* _GIVEN TASK_:
Extract only the lines from the start of the entries below to the line with "ax = fig.add_axes([250", inclusive; omit every picture.

= = = = = = =

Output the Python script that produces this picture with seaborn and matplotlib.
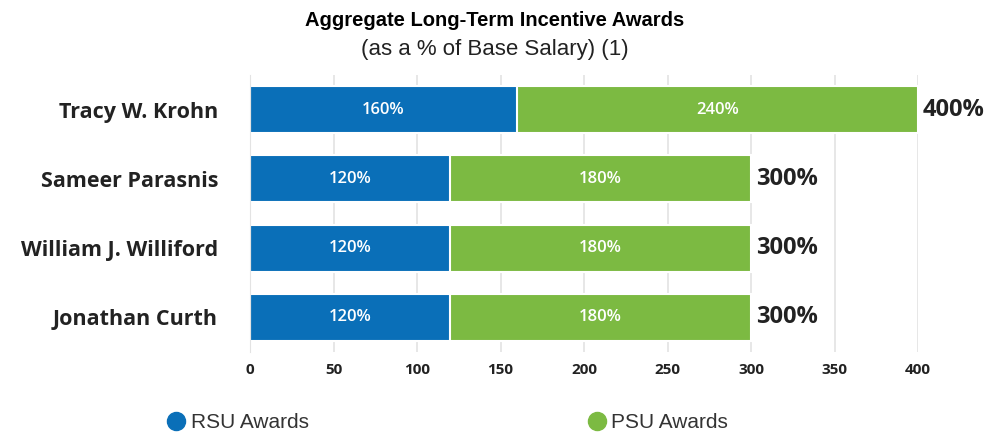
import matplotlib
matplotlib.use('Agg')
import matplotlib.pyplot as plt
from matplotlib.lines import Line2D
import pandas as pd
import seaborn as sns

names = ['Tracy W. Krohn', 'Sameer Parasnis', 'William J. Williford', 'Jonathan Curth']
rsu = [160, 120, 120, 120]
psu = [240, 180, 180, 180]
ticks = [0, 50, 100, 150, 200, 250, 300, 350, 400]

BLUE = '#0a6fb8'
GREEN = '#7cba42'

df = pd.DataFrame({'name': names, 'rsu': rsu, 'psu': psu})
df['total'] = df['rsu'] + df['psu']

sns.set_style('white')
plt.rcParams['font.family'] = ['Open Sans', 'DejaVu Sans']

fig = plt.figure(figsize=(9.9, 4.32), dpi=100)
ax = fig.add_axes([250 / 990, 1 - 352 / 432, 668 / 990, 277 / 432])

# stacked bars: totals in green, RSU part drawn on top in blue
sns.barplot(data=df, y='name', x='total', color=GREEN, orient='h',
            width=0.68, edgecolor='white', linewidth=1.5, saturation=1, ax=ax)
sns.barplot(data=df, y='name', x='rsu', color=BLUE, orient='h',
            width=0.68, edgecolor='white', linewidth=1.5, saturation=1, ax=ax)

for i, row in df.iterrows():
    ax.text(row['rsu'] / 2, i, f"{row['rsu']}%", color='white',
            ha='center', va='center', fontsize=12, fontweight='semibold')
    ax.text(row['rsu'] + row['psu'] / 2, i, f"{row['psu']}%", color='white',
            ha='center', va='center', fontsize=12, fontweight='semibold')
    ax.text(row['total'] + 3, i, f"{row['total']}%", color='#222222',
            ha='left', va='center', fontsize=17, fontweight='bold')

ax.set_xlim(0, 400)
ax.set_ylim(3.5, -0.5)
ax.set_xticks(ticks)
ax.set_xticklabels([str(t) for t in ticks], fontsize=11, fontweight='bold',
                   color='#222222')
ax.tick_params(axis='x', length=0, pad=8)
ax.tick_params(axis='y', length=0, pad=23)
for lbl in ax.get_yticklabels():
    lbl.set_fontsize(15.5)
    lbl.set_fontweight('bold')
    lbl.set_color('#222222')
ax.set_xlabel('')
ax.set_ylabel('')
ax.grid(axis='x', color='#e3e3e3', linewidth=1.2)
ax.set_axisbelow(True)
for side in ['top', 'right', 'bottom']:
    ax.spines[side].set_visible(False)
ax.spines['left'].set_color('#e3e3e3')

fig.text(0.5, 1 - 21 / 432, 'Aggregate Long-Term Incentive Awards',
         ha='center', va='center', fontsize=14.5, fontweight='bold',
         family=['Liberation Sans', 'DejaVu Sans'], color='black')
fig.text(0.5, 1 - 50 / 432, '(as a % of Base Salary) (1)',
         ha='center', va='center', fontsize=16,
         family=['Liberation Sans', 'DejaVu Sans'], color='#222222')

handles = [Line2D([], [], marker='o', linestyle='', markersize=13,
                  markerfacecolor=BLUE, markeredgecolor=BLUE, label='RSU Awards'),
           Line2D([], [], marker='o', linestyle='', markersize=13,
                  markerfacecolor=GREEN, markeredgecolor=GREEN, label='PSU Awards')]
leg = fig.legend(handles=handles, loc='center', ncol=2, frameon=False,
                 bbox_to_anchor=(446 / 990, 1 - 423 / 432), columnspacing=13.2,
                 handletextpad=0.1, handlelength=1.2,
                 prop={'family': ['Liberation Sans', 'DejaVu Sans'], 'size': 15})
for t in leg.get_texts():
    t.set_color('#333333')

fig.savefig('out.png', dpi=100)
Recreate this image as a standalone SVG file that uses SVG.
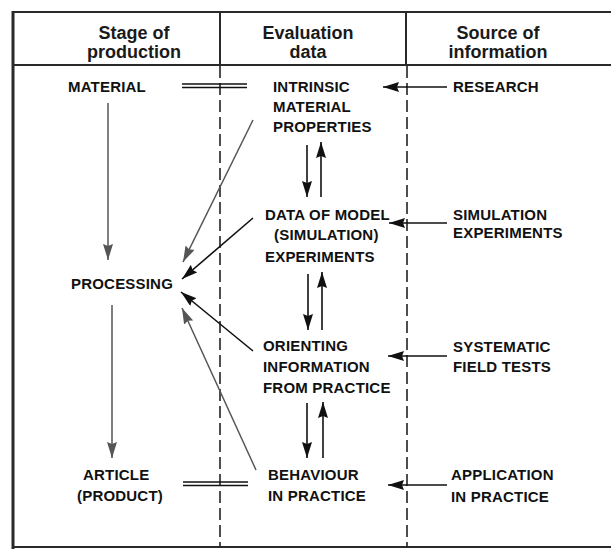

= = = = = = =

* _THE RESULT_:
Output the Python script that produces this picture with seaborn and matplotlib.
import matplotlib
matplotlib.use('Agg')
import matplotlib.pyplot as plt
from matplotlib.lines import Line2D
import pandas as pd
import seaborn as sns

names = ['Tracy W. Krohn', 'Sameer Parasnis', 'William J. Williford', 'Jonathan Curth']
rsu = [160, 120, 120, 120]
psu = [240, 180, 180, 180]
ticks = [0, 50, 100, 150, 200, 250, 300, 350, 400]

BLUE = '#0a6fb8'
GREEN = '#7cba42'

df = pd.DataFrame({'name': names, 'rsu': rsu, 'psu': psu})
df['total'] = df['rsu'] + df['psu']

sns.set_style('white')
plt.rcParams['font.family'] = ['Open Sans', 'DejaVu Sans']

fig = plt.figure(figsize=(9.9, 4.32), dpi=100)
ax = fig.add_axes([250 / 990, 1 - 352 / 432, 668 / 990, 277 / 432])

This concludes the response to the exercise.